Had Ed "Too Tall'' Jones played for anyone other than the Dallas Cowboys' Super Bowl teams of the 1970s, Walls might grab the moniker as his own.

Instead, the 6-foot-4 corner, the current leader in the effort to fill Eric Warfield's vacant right cornerback spot in the Chiefs secondary, will have to find some other way to see humor in the notion that overly tall cornerbacks are not nimble enough to keep up with the swift, direction-changing wide receivers of the National Football League.

"Even Gunther Cunningham told me when I first came in that he didn't like taller corners,'' Walls said of his first meeting with Kansas City's defensive coordinator. "But then he saw me move, and that got him excited.''

There was a time when Denver thought so, too. In 2003 the Broncos made Walls -- the NFL's tallest cornerback at the time -- a 16-game starter in just his second pro season. Signed as an undrafted collegian in 2002, Walls deflected 20 passes, the most by a Bronco since 1997, in the 2003 campaign.

But things have never been as good for Walls since then. In 2004 he missed most of training camp after spraining an ankle on Day One. He played in only seven games that year before a separated shoulder knocked him out for the season.

Looking for a new team and a fresh chance in 2006, Walls found an ally in someone with whom he once fought.

New Chiefs secondary coach David Gibbs, a defensive backs coach at Kansas from 1995-96, held the same position in Denver in 2003 when Walls and fellow rookie Kelly Herndon were starting corners on the NFL's sixth-ranked pass defense.
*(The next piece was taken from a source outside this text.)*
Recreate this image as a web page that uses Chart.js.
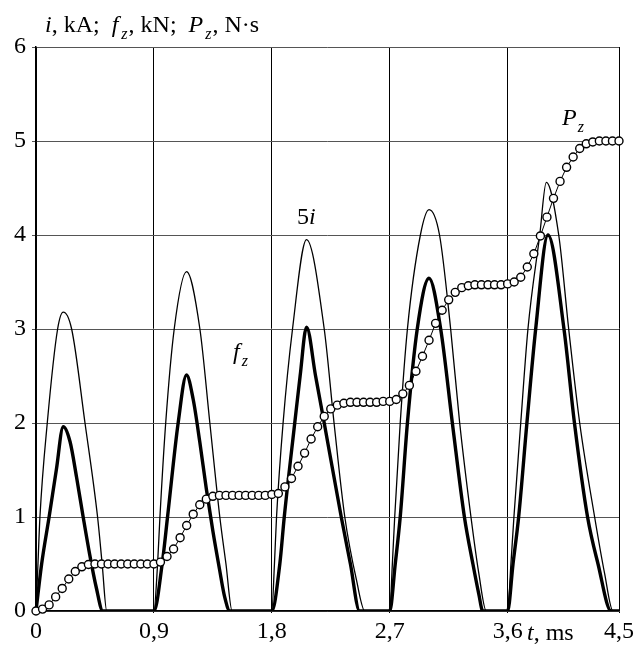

Gibbs had seen Walls at his best when healthy and played a role in getting the Chiefs to sign him.

"Gibbs always brought out the best in me,'' Walls said. "We'd actually fight (verbally) from time to time, but he did get it out of me.

"My whole key is staying healthy, period,'' he said. "I really think I can be a big-time player if I can stay on the field and play up to my ability.''

If he can do that, Walls could win a starting spot on the side opposite Patrick Surtain. The competition is wide open now and likely will be through camp. The other contenders are youngsters -- Julian Battle, who is coming off a torn Achilles tendon that cost him a development year in 2005, and Alphonso Hodge, an '05 draftee who spent most of his rookie season on the practice squad.

There are other options, too. Walls already has gotten used to the never-ending talk of the Chiefs' pursuit of veteran corner Ty Law, who was close to new coach Herm Edwards even before recording 10 interceptions with the Jets last year. It doesn't bother Walls that Edwards and Law continue having conversations on a regular basis.

"Look, you need four or five corners who can cover and play for your nickel and dime packages,'' he noted. "So yeah, I agree with those who say we need more people.

"I'm not afraid of competition. I've got to come in here and compete and show I can make plays. I need to do what I do, and that means playing well enough to be a starter, because that's what I am.''

It's an attitude Cunningham wants in a cornerback.

"He's got an upbeat personality. He thinks he can cover anybody,'' Cunningham has said of Walls. "Those are the kind of guys we want.''

NOTES -- Walls has earned enough respect that he is not one of the veteran players the Chiefs have asked to participate in the three-day rookies/new faces camp being conducted this weekend at Arrowhead. The regular spring mini-camp for all players will be conducted next weekend, with a Saturday morning session open to the public.